Im Gegensatz zum Fused Deposition Modeling, einer gängigen 3D-Druck-Methode, bei der die Ausgangsstoffe geschmolzen und dann in Schichten gedruckt werden, entsteht bei Steinbachs Methode keine Hitze, die den Wirkstoffen im Harz schaden könnte. Dies vergrößert die Einsatzmöglichkeiten, da auch wärmeempfindliche Wirkstoffe verwendet werden können. Zudem fällt die aufwendige Nachbearbeitung weg, da anstelle von Schichten mit einem unebenen Übergang glatte Oberflächen gedruckt werden können.
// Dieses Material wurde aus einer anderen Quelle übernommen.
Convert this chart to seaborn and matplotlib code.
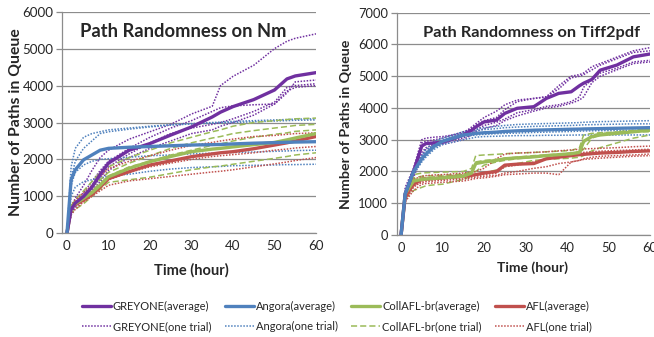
import numpy as np
import pandas as pd
import matplotlib
matplotlib.use("Agg")
import matplotlib.pyplot as plt
import seaborn as sns
from matplotlib.lines import Line2D

sns.set_theme(style="white")
plt.rcParams["font.family"] = ["Lato", "DejaVu Sans"]

TOOLS = ["GREYONE", "Angora", "CollAFL-br", "AFL"]
COLORS = {"GREYONE": "#7030A0", "Angora": "#4F81BD",
          "CollAFL-br": "#9BBB59", "AFL": "#C0504D"}

# ---------------- Nm ----------------
nm_hours = [0, 1, 2, 4, 6, 8, 10, 15, 20, 25, 30, 35, 37, 40, 45, 50, 53, 55, 60]

nm_greyone_avg = [0, 650, 820, 1000, 1250, 1600, 1900, 2250, 2430, 2660, 2880, 3150, 3280, 3430, 3620, 3880, 4180, 4260, 4350]
nm_greyone_trials = [
    [0, 700, 950, 1300, 1700, 2050, 2250, 2550, 2750, 2950, 3230, 3440, 4000, 4250, 4550, 5000, 5200, 5280, 5400],
    [0, 600, 800, 1100, 1400, 1700, 1950, 2300, 2600, 2850, 3050, 3300, 3400, 3450, 3480, 3500, 3800, 4100, 4150],
    [0, 550, 750, 950, 1200, 1500, 1800, 2150, 2450, 2700, 2850, 2950, 3000, 3100, 3300, 3550, 3950, 4000, 4050],
    [0, 500, 700, 900, 1150, 1400, 1700, 2050, 2300, 2500, 2700, 2800, 2900, 3000, 3200, 3500, 3850, 3950, 4000],
]
nm_angora_avg = [0, 1450, 1720, 1990, 2120, 2250, 2300, 2330, 2350, 2370, 2390, 2400, 2405, 2420, 2440, 2455, 2465, 2470, 2480]
nm_angora_trials = [
    [0, 1800, 2300, 2600, 2700, 2750, 2800, 2850, 2900, 2940, 2970, 3000, 3010, 3030, 3050, 3070, 3080, 3090, 3100],
    [0, 1500, 1950, 2300, 2500, 2700, 2750, 2820, 2880, 2930, 2960, 2980, 2990, 3000, 3020, 3040, 3050, 3060, 3070],
    [0, 1300, 1650, 1850, 1950, 2000, 2020, 2060, 2100, 2120, 2150, 2170, 2180, 2190, 2200, 2220, 2230, 2240, 2250],
    [0, 1000, 1250, 1400, 1450, 1500, 1550, 1600, 1680, 1740, 1780, 1800, 1810, 1830, 1840, 1850, 1860, 1860, 1870],
]
nm_collafl_avg = [0, 720, 800, 950, 1100, 1300, 1530, 1760, 1940, 2080, 2210, 2280, 2300, 2340, 2400, 2460, 2530, 2580, 2700]
nm_collafl_trials = [
    [0, 750, 900, 1150, 1400, 1650, 1800, 2050, 2250, 2450, 2600, 2750, 2800, 2900, 3000, 3050, 3080, 3100, 3120],
    [0, 700, 850, 1050, 1250, 1450, 1650, 1900, 2100, 2300, 2450, 2580, 2620, 2700, 2780, 2850, 2890, 2920, 2950],
    [0, 650, 780, 950, 1150, 1350, 1550, 1800, 1950, 2120, 2250, 2380, 2420, 2500, 2600, 2680, 2720, 2760, 2800],
    [0, 550, 650, 800, 1000, 1200, 1380, 1450, 1520, 1620, 1720, 1800, 1820, 1870, 1950, 2030, 2080, 2120, 2180],
]
nm_afl_avg = [0, 700, 780, 900, 1050, 1250, 1480, 1670, 1850, 1960, 2075, 2150, 2180, 2210, 2290, 2390, 2450, 2500, 2620]
nm_afl_trials = [
    [0, 750, 900, 1100, 1300, 1550, 1750, 1950, 2100, 2250, 2380, 2460, 2500, 2550, 2620, 2650, 2680, 2700, 2720],
    [0, 650, 750, 900, 1050, 1250, 1450, 1650, 1800, 1900, 2000, 2080, 2100, 2130, 2180, 2250, 2280, 2310, 2350],
    [0, 500, 650, 850, 1000, 1150, 1300, 1420, 1480, 1540, 1600, 1660, 1680, 1720, 1800, 1880, 1930, 1970, 2050],
]

# ---------------- Tiff2pdf ----------------
tf_hours = [0, 1, 3, 5, 6, 8, 10, 15, 17, 18, 20, 23, 25, 28, 32, 35, 38, 41, 43, 44, 46, 48, 52, 56, 60]

tf_greyone_avg = [0, 1300, 2000, 2800, 2880, 2900, 2920, 3150, 3300, 3400, 3560, 3620, 3830, 3990, 4040, 4300, 4460, 4510, 4700, 4780, 4900, 5190, 5350, 5610, 5700]
tf_greyone_trials = [
    [0, 1500, 2100, 3000, 3050, 3080, 3100, 3200, 3400, 3500, 3700, 3900, 4100, 4250, 4300, 4350, 4700, 5000, 5050, 5100, 5300, 5400, 5600, 5800, 5900],
    [0, 1400, 2000, 2900, 2950, 3000, 3050, 3250, 3350, 3450, 3600, 3700, 3950, 4200, 4300, 4350, 4600, 4950, 5000, 5050, 5200, 5350, 5550, 5750, 5800],
    [0, 1200, 1900, 2600, 2750, 2850, 2900, 3050, 3200, 3300, 3450, 3550, 3650, 3850, 3950, 4050, 4100, 4200, 4350, 4650, 4900, 5100, 5250, 5450, 5500],
    [0, 1100, 1800, 2500, 2700, 2800, 2850, 3000, 3150, 3250, 3350, 3450, 3600, 3750, 3900, 4000, 4050, 4150, 4250, 4350, 4800, 5000, 5200, 5400, 5450],
]
tf_angora_avg = [0, 1300, 2000, 2400, 2550, 2800, 2950, 3150, 3180, 3200, 3220, 3240, 3260, 3280, 3300, 3310, 3320, 3330, 3335, 3340, 3345, 3350, 3360, 3370, 3380]
tf_angora_trials = [
    [0, 1400, 2050, 2500, 2700, 2950, 3050, 3250, 3300, 3330, 3380, 3420, 3450, 3480, 3500, 3510, 3520, 3530, 3540, 3550, 3560, 3570, 3580, 3590, 3600],
    [0, 1350, 2000, 2450, 2600, 2900, 3000, 3200, 3250, 3280, 3320, 3350, 3380, 3400, 3420, 3430, 3440, 3450, 3460, 3470, 3475, 3480, 3490, 3500, 3500],
    [0, 1250, 1950, 2350, 2500, 2750, 2900, 3100, 3130, 3150, 3170, 3190, 3200, 3210, 3230, 3240, 3250, 3260, 3270, 3275, 3280, 3285, 3290, 3295, 3300],
    [0, 1200, 1900, 2300, 2450, 2700, 2850, 3000, 3050, 3080, 3100, 3110, 3120, 3130, 3130, 3140, 3140, 3145, 3150, 3150, 3150, 3150, 3150, 3150, 3150],
]
tf_collafl_avg = [0, 1300, 1700, 1750, 1760, 1780, 1800, 1850, 1950, 2250, 2300, 2350, 2400, 2430, 2460, 2500, 2530, 2560, 2600, 2950, 3100, 3150, 3200, 3250, 3300]
tf_collafl_trials = [
    [0, 1350, 1900, 1950, 1960, 1970, 1980, 2000, 2100, 2500, 2520, 2540, 2560, 2580, 2600, 2620, 2640, 2660, 2750, 3150, 3200, 3220, 3240, 3250, 3250],
    [0, 1150, 1400, 1500, 1550, 1580, 1600, 1750, 1850, 1900, 1950, 2050, 2150, 2250, 2350, 2380, 2400, 2420, 2450, 2500, 2650, 2750, 2900, 3050, 3150],
    [0, 1250, 1750, 1800, 1810, 1830, 1850, 1900, 1950, 2000, 2200, 2300, 2350, 2400, 2450, 2480, 2500, 2550, 2600, 2700, 3050, 3150, 3250, 3300, 3350],
    [0, 1300, 1800, 1850, 1860, 1870, 1880, 1920, 2000, 2300, 2350, 2380, 2420, 2450, 2500, 2520, 2550, 2580, 2620, 2900, 3150, 3200, 3230, 3260, 3280],
]
tf_afl_avg = [0, 1200, 1600, 1750, 1760, 1780, 1800, 1850, 1880, 1900, 1950, 2000, 2200, 2230, 2250, 2400, 2450, 2500, 2530, 2540, 2560, 2580, 2600, 2630, 2650]
tf_afl_trials = [
    [0, 1250, 1750, 1850, 1870, 1890, 1900, 1950, 1980, 2000, 2100, 2400, 2550, 2580, 2600, 2620, 2650, 2680, 2700, 2710, 2720, 2730, 2750, 2780, 2800],
    [0, 1100, 1500, 1700, 1720, 1740, 1760, 1800, 1850, 1870, 1900, 1950, 2150, 2200, 2300, 2400, 2500, 2550, 2580, 2600, 2620, 2640, 2660, 2680, 2700],
    [0, 1050, 1400, 1600, 1620, 1640, 1660, 1700, 1750, 1780, 1800, 1850, 1900, 1920, 1950, 1950, 1900, 2300, 2350, 2400, 2450, 2480, 2500, 2520, 2550],
    [0, 1100, 1550, 1650, 1680, 1700, 1720, 1760, 1800, 1820, 1850, 1880, 1950, 2000, 2100, 2150, 2250, 2300, 2350, 2380, 2400, 2420, 2450, 2480, 2500],
]

panels = [
    dict(title="Path Randomness on Nm", hours=nm_hours, ymax=6000, xmin=-1.2,
         avg={"GREYONE": nm_greyone_avg, "Angora": nm_angora_avg,
              "CollAFL-br": nm_collafl_avg, "AFL": nm_afl_avg},
         trials={"GREYONE": nm_greyone_trials, "Angora": nm_angora_trials,
                 "CollAFL-br": nm_collafl_trials, "AFL": nm_afl_trials},
         rect=[62 / 654, 1 - 233.3 / 337, 254 / 654, 221.6 / 337],
         title_xy=(0.476, 0.91), title_size=13.2,
         ylabel_size=11.3, ylabel_x=-0.155,
         xlabel_size=10.5, xlabel_xy=(0.508, -0.135), tick_size=9.6),
    dict(title="Path Randomness on Tiff2pdf", hours=tf_hours, ymax=7000, xmin=-1.05,
         avg={"GREYONE": tf_greyone_avg, "Angora": tf_angora_avg,
              "CollAFL-br": tf_collafl_avg, "AFL": tf_afl_avg},
         trials={"GREYONE": tf_greyone_trials, "Angora": tf_angora_trials,
                 "CollAFL-br": tf_collafl_trials, "AFL": tf_afl_trials},
         rect=[396.7 / 654, 1 - 235 / 337, 253.3 / 654, 222.3 / 337],
         title_xy=(0.534, 0.909), title_size=11.8,
         ylabel_size=10.3, ylabel_x=-0.175,
         xlabel_size=10.0, xlabel_xy=(0.538, -0.12), tick_size=9.3),
]

fig = plt.figure(figsize=(6.54, 3.37), dpi=100)
GRID = "#8C8C8C"

for p in panels:
    ax = fig.add_axes(p["rect"])
    hours = p["hours"]
    # individual trials underneath
    for tool in TOOLS:
        for vals in p["trials"][tool]:
            df = pd.DataFrame({"hour": hours, "paths": vals})
            ls = (0, (4, 2)) if tool == "CollAFL-br" else (0, (1, 1))
            sns.lineplot(data=df, x="hour", y="paths", ax=ax, color=COLORS[tool],
                         lw=1.1, linestyle=ls, estimator=None, sort=False)
    # averages on top
    for tool in ["AFL", "CollAFL-br", "GREYONE", "Angora"]:
        df = pd.DataFrame({"hour": hours, "paths": p["avg"][tool]})
        sns.lineplot(data=df, x="hour", y="paths", ax=ax, color=COLORS[tool],
                     lw=2.4, estimator=None, sort=False, solid_joinstyle="round")

    ax.set_xlim(p["xmin"], 60)
    ax.set_ylim(0, p["ymax"])
    ax.set_xticks(range(0, 61, 10))
    ax.set_yticks(range(0, p["ymax"] + 1, 1000))
    ax.yaxis.grid(True, color=GRID, lw=0.9)
    ax.set_axisbelow(True)
    for s in ["top", "right"]:
        ax.spines[s].set_visible(False)
    for s in ["left", "bottom"]:
        ax.spines[s].set_color(GRID)
        ax.spines[s].set_linewidth(0.9)
    ax.tick_params(axis="y", length=4, width=0.9, color=GRID, pad=2,
                   labelsize=p["tick_size"], left=True)
    ax.tick_params(axis="x", length=0, pad=5, labelsize=p["tick_size"])
    ax.set_xlabel("Time (hour)", fontsize=p["xlabel_size"], fontweight="bold")
    ax.set_ylabel("Number of Paths in Queue", fontsize=p["ylabel_size"],
                  fontweight="bold")
    ax.xaxis.set_label_coords(*p["xlabel_xy"])
    ax.yaxis.set_label_coords(p["ylabel_x"], 0.5)
    ax.text(p["title_xy"][0], p["title_xy"][1], p["title"], transform=ax.transAxes,
            ha="center", va="center", fontsize=p["title_size"], fontweight="bold")

handles, labels = [], []
for tool in TOOLS:
    handles.append(Line2D([], [], color=COLORS[tool], lw=2.4))
    labels.append(f"{tool}(average)")
    ls = (0, (4, 2)) if tool == "CollAFL-br" else (0, (1, 1))
    handles.append(Line2D([], [], color=COLORS[tool], lw=1.1, linestyle=ls))
    labels.append(f"{tool}(one trial)")

fig.legend(handles, labels, ncol=4, loc="center",
           bbox_to_anchor=(337 / 654, 1 - 316.5 / 337),
           frameon=False, fontsize=8.0, handlelength=2.6, handletextpad=0.2,
           columnspacing=1.2, labelspacing=0.85, borderpad=0)

fig.savefig("out.png", dpi=100)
Wirkstofffreisetzung: Polymerharz passend zum Arzneistoff entwickelt
Um die Drucktechnik im pharmazeutischen Bereich anwenden zu können, arbeitet Steinbach in der Arbeitsgruppe von Prof. Dr. Richard Hirsch an der Fakultät für Angewandte Naturwissenschaften der TH Köln daran, eine eigene Harzmischung zu entwickeln: „Grundlegend ist, dass im fertigen Implantat keine Inhaltsstoffe mehr enthalten sind, die für den Menschen toxisch werden könnten.“ Da die medizinischen Wirkstoffe von Anfang an dem Harz beigemischt sind, sollte zudem ausgeschlossen sein, dass diese mit den Polymeren reagieren.
Die Bioverfügbarkeit kann sowohl über die Zusammensetzung des Harzes als auch über die Herstellungsparameter beim 3D-Druck gesteuert werden. Je nach Länge der Polymerketten im Harz baut sich ein Polymernetzwerk mit engeren oder weiteren Maschen auf. Dies hat direkten Einfluss auf die Geschwindigkeit, mit der der Wirkstoff aus der Medikamentenform diffundiert.
Das Quellen der Polymere in Flüssigkeit beeinflusst ebenfalls die Freisetzungseigenschaften. Steinbach führt daher Langzeitmessungen der Wirkstofffreisetzung durch, um die unterschiedlichen Polymerharzmischungen zu charakterisieren.
Die Maschenweite des Polymernetzwerkes und auch die Geschwindigkeit, mit der das Harz aushärtet, bestimmen auch die mechanische Stabilität des Implantats. Benötigt wird ein dreidimensional vernetztes Material, das auch im Körper stabil ist. Zu diesen Fragestellungen führt Steinbach Untersuchungen an der Universität Koblenz-Landau unter der Leitung von Prof. Dr. Silke Rathgeber vom Institut für Integrierte Naturwissenschaften durch.